What you are asked to do | Starting at the first line of the listing below, repeat each line up to and including the one containing "return 1 - y / H". Leave out pictures.

Data |
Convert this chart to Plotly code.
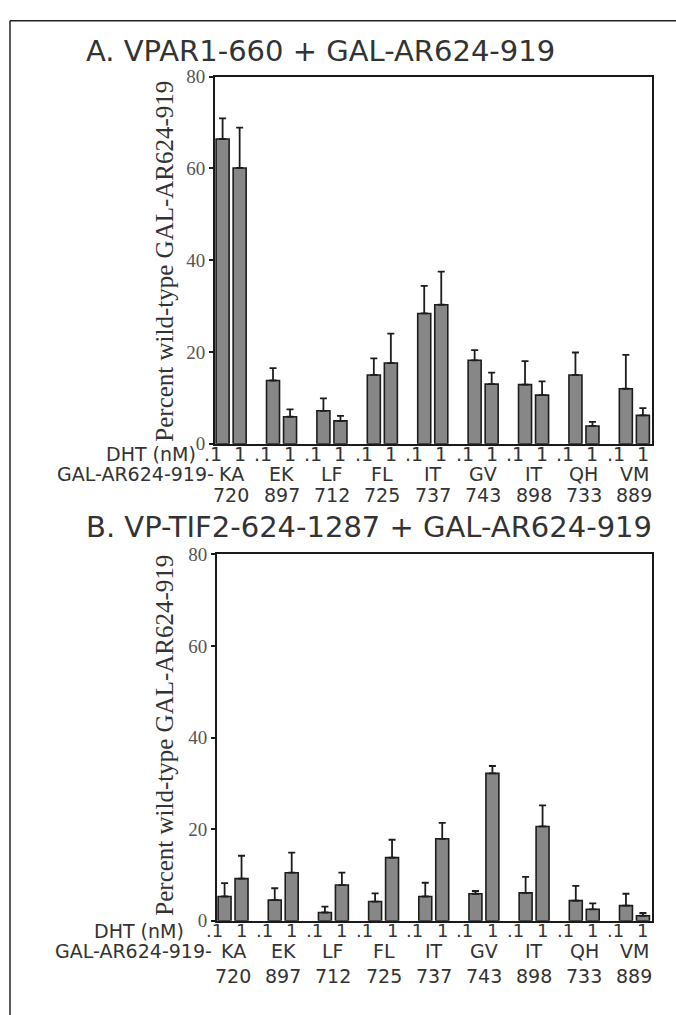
import plotly.graph_objects as go

# ---------------- data ----------------
residues = ["KA", "EK", "LF", "FL", "IT", "GV", "IT", "QH", "VM"]
positions = ["720", "897", "712", "725", "737", "743", "898", "733", "889"]
dht_labels = [".1", "1"]

# Panel A: VPAR1-660 + GAL-AR624-919
a_low = [66.4, 13.8, 7.2, 15.0, 28.4, 18.2, 12.9, 15.0, 12.0]
a_low_err = [4.5, 2.7, 2.7, 3.6, 6.0, 2.2, 5.1, 4.9, 7.4]
a_high = [60.1, 5.9, 5.0, 17.6, 30.3, 13.0, 10.6, 3.9, 6.2]
a_high_err = [8.8, 1.6, 1.1, 6.4, 7.2, 2.5, 3.0, 0.9, 1.6]

# Panel B: VP-TIF2-624-1287 + GAL-AR624-919
b_low = [5.3, 4.5, 1.8, 4.2, 5.3, 5.9, 6.1, 4.4, 3.3]
b_low_err = [2.9, 2.6, 1.3, 1.8, 3.0, 0.6, 3.5, 3.2, 2.6]
b_high = [9.2, 10.5, 7.8, 13.8, 17.9, 32.2, 20.6, 2.5, 1.1]
b_high_err = [5.0, 4.4, 2.7, 3.9, 3.5, 1.6, 4.6, 1.3, 0.6]

y_ticks = [0, 20, 40, 60, 80]
title_a = "A. VPAR1-660 + GAL-AR624-919"
title_b = "B. VP-TIF2-624-1287 + GAL-AR624-919"
y_title = "Percent wild-type GAL-AR624-919"
row_dht = "DHT (nM)"
row_gal = "GAL-AR624-919-"

# ---------------- layout helpers ----------------
W, H = 676, 1015
def px(x):
    return x / W
def py(y):
    return 1 - y / H

cats = [r + p for r, p in zip(residues, positions)]
BARGAP = 0.324
BARGROUPGAP = 0.236
slot = (1 - BARGAP) / 2

BAR_FILL = "#878787"
BAR_LINE = "#1c1c1c"
TXT = "#333333"
SANS = "DejaVu Sans"
SERIF = "Liberation Serif"

fig = go.Figure()

panels = [
    dict(low=a_low, lowe=a_low_err, high=a_high, highe=a_high_err, xa="x", ya="y",
         xdom=(215, 652), ytop=68, ybot=443, title=title_a, title_y=42, ytitle_y=257,
         dht_y=453, gal_y=474, num_y=495, dht_right=198, gal_right=216, dshift=1, dsize=19),
    dict(low=b_low, lowe=b_low_err, high=b_high, highe=b_high_err, xa="x2", ya="y2",
         xdom=(217, 652), ytop=556, ybot=930, title=title_b, title_y=528, ytitle_y=741,
         dht_y=940, gal_y=961, num_y=986, dht_right=186, gal_right=214, dshift=0, dsize=18),
]

annotations = []
for k, p in enumerate(panels):
    for vals, errs in ((p["low"], p["lowe"]), (p["high"], p["highe"])):
        fig.add_trace(go.Bar(
            x=cats, y=vals, xaxis=p["xa"], yaxis=p["ya"],
            marker=dict(color=BAR_FILL, line=dict(color=BAR_LINE, width=1.6)),
            error_y=dict(type="data", array=errs, arrayminus=[0] * len(errs),
                         symmetric=False, color=BAR_LINE, thickness=1.8, width=3.5),
            showlegend=False, hoverinfo="skip",
        ))
    xref = p["xa"]
    # panel title
    annotations.append(dict(text=p["title"], x=px(84), y=py(p["title_y"]), xref="paper", yref="paper",
                            xanchor="left", yanchor="middle", showarrow=False,
                            font=dict(family=SANS, size=29, color=TXT)))
    # y title
    annotations.append(dict(text=y_title, x=px(165), y=py(p["ytitle_y"]),
                            xref="paper", yref="paper", textangle=-90,
                            xanchor="center", yanchor="middle", showarrow=False,
                            font=dict(family=SERIF, size=25, color=TXT)))
    # row labels
    annotations.append(dict(text=row_dht, x=px(p["dht_right"]), y=py(p["dht_y"]), xref="paper", yref="paper",
                            xanchor="right", yanchor="middle", showarrow=False,
                            font=dict(family=SANS, size=19, color=TXT)))
    annotations.append(dict(text=row_gal, x=px(p["gal_right"]), y=py(p["gal_y"]), xref="paper", yref="paper",
                            xanchor="right", yanchor="middle", showarrow=False,
                            font=dict(family=SANS, size=19, color=TXT)))
    for i in range(len(cats)):
        # ".1" ends under the low-dose bar, "1" centred under the high-dose bar
        annotations.append(dict(text=dht_labels[0], x=i - 0.5 * slot, y=py(p["dht_y"]),
                                xref=xref, yref="paper", xanchor="right", yanchor="middle",
                                xshift=p["dshift"], showarrow=False,
                                font=dict(family=SANS, size=p["dsize"], color=TXT)))
        annotations.append(dict(text=dht_labels[1], x=i + 0.5 * slot, y=py(p["dht_y"]),
                                xref=xref, yref="paper", xanchor="center", yanchor="middle",
                                showarrow=False, font=dict(family=SANS, size=p["dsize"], color=TXT)))
        annotations.append(dict(text=residues[i], x=i, y=py(p["gal_y"]), xref=xref, yref="paper",
                                xanchor="center", yanchor="middle", showarrow=False,
                                font=dict(family=SANS, size=19, color=TXT)))
        annotations.append(dict(text=positions[i], x=i, y=py(p["num_y"]), xref=xref, yref="paper",
                                xanchor="center", yanchor="middle", showarrow=False,
                                font=dict(family=SANS, size=19, color=TXT)))

axis_common = dict(showline=True, linecolor="#1a1a1a", linewidth=2, mirror=True,
                   showgrid=False, zeroline=False)

layout_axes = {}
for k, p in enumerate(panels):
    sx = "" if k == 0 else "2"
    layout_axes["xaxis" + sx] = dict(axis_common, type="category", domain=[px(p["xdom"][0]), px(p["xdom"][1])],
                                     range=[-0.32, 8.35], showticklabels=False, ticks="",
                                     anchor="y" + sx)
    layout_axes["yaxis" + sx] = dict(axis_common, domain=[py(p["ybot"]), py(p["ytop"])],
                                     range=[0, 80], tickvals=y_ticks, ticks="outside", ticklen=4,
                                     tickcolor="#1a1a1a", tickwidth=1.5,
                                     tickfont=dict(family=SERIF, size=19, color="#555555"),
                                     anchor="x" + sx)

fig.update_layout(
    width=W, height=H,
    margin=dict(l=0, r=0, t=0, b=0),
    paper_bgcolor="white", plot_bgcolor="white",
    barmode="group", bargap=BARGAP, bargroupgap=BARGROUPGAP,
    annotations=annotations,
    shapes=[
        dict(type="line", xref="paper", yref="paper", x0=px(10), x1=px(10), y0=py(11), y1=py(1030),
             line=dict(color="#222222", width=1.5)),
        dict(type="line", xref="paper", yref="paper", x0=px(10), x1=px(690), y0=py(11), y1=py(11),
             line=dict(color="#222222", width=1.5)),
    ],
    **layout_axes,
)

fig.write_html("out.html", config={"displayModeBar": False},
               post_script="document.body.style.margin='0px';")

Answer to this problem |
Convert this chart to Plotly code.
import plotly.graph_objects as go

# ---------------- data ----------------
residues = ["KA", "EK", "LF", "FL", "IT", "GV", "IT", "QH", "VM"]
positions = ["720", "897", "712", "725", "737", "743", "898", "733", "889"]
dht_labels = [".1", "1"]

# Panel A: VPAR1-660 + GAL-AR624-919
a_low = [66.4, 13.8, 7.2, 15.0, 28.4, 18.2, 12.9, 15.0, 12.0]
a_low_err = [4.5, 2.7, 2.7, 3.6, 6.0, 2.2, 5.1, 4.9, 7.4]
a_high = [60.1, 5.9, 5.0, 17.6, 30.3, 13.0, 10.6, 3.9, 6.2]
a_high_err = [8.8, 1.6, 1.1, 6.4, 7.2, 2.5, 3.0, 0.9, 1.6]

# Panel B: VP-TIF2-624-1287 + GAL-AR624-919
b_low = [5.3, 4.5, 1.8, 4.2, 5.3, 5.9, 6.1, 4.4, 3.3]
b_low_err = [2.9, 2.6, 1.3, 1.8, 3.0, 0.6, 3.5, 3.2, 2.6]
b_high = [9.2, 10.5, 7.8, 13.8, 17.9, 32.2, 20.6, 2.5, 1.1]
b_high_err = [5.0, 4.4, 2.7, 3.9, 3.5, 1.6, 4.6, 1.3, 0.6]

y_ticks = [0, 20, 40, 60, 80]
title_a = "A. VPAR1-660 + GAL-AR624-919"
title_b = "B. VP-TIF2-624-1287 + GAL-AR624-919"
y_title = "Percent wild-type GAL-AR624-919"
row_dht = "DHT (nM)"
row_gal = "GAL-AR624-919-"

# ---------------- layout helpers ----------------
W, H = 676, 1015
def px(x):
    return x / W
def py(y):
    return 1 - y / H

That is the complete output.